▶ [EXERCISE AIM]: Take each line containing "matplotlib" and report it exactly as written.
[start SOURCE MATERIAL]
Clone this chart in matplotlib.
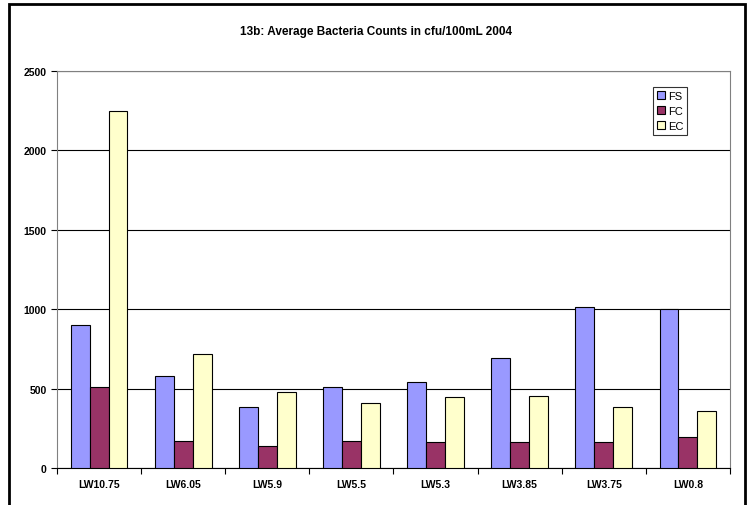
import matplotlib.pyplot as plt
import numpy as np
from matplotlib.patches import Rectangle

plt.rcParams['font.family'] = ['Liberation Sans', 'DejaVu Sans']

sites = ["LW10.75", "LW6.05", "LW5.9", "LW5.5", "LW5.3", "LW3.85", "LW3.75", "LW0.8"]
FS = [902, 579, 382, 508, 542, 693, 1011, 999]
FC = [508, 168, 137, 172, 165, 163, 163, 198]
EC = [2246, 718, 479, 411, 446, 456, 383, 358]

fig = plt.figure(figsize=(7.51, 5.06), dpi=100)
ax = fig.add_axes([0.0759, 0.0731, 0.8961, 0.7846])

x = np.arange(len(sites))
w = 0.225
ax.bar(x - w, FS, w, color="#9999FF", edgecolor="black", linewidth=0.8, label="FS", zorder=3)
ax.bar(x, FC, w, color="#993366", edgecolor="black", linewidth=0.8, label="FC", zorder=3)
ax.bar(x + w, EC, w, color="#FFFFCC", edgecolor="black", linewidth=0.8, label="EC", zorder=3)

ax.set_xlim(-0.5, len(sites) - 0.5)
ax.set_ylim(0, 2500)
ax.set_yticks(range(0, 2501, 500))
ax.yaxis.grid(True, color="black", linewidth=0.8, zorder=0)

ax.set_xticks(x)
ax.set_xticklabels(sites, fontsize=7.5, fontweight="bold")
ax.set_xticks(np.arange(-0.5, len(sites), 1), minor=True)
ax.tick_params(axis="x", which="major", length=0, pad=8)
ax.tick_params(axis="x", which="minor", length=4, direction="out", width=0.8)
ax.tick_params(axis="y", length=4, width=0.8, labelsize=7.5)
for lab in ax.get_yticklabels():
    lab.set_fontweight("bold")

for s in ["left", "right", "top"]:
    ax.spines[s].set_color("#808080")
ax.spines["bottom"].set_color("black")

fig.text(0.5, 0.937, "13b: Average Bacteria Counts in cfu/100mL 2004",
         ha="center", va="center", fontsize=8.5, fontweight="bold")

leg = ax.legend(loc="upper left", bbox_to_anchor=(0.8695, 0.826),
                bbox_transform=fig.transFigure, fontsize=8, frameon=True,
                fancybox=False, edgecolor="black", handlelength=0.7, handleheight=0.7,
                handletextpad=0.3, borderpad=0.35, labelspacing=0.45, borderaxespad=0)
leg.get_frame().set_linewidth(0.8)

fig.patches.append(Rectangle((0.012, -0.1), 0.98, 1.09, transform=fig.transFigure,
                             fill=False, edgecolor="black", linewidth=2))

fig.savefig("out.png", dpi=100)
[end SOURCE MATERIAL]
▶ [FULL ANSWER]:
Clone this chart in matplotlib.
import matplotlib.pyplot as plt
from matplotlib.patches import Rectangle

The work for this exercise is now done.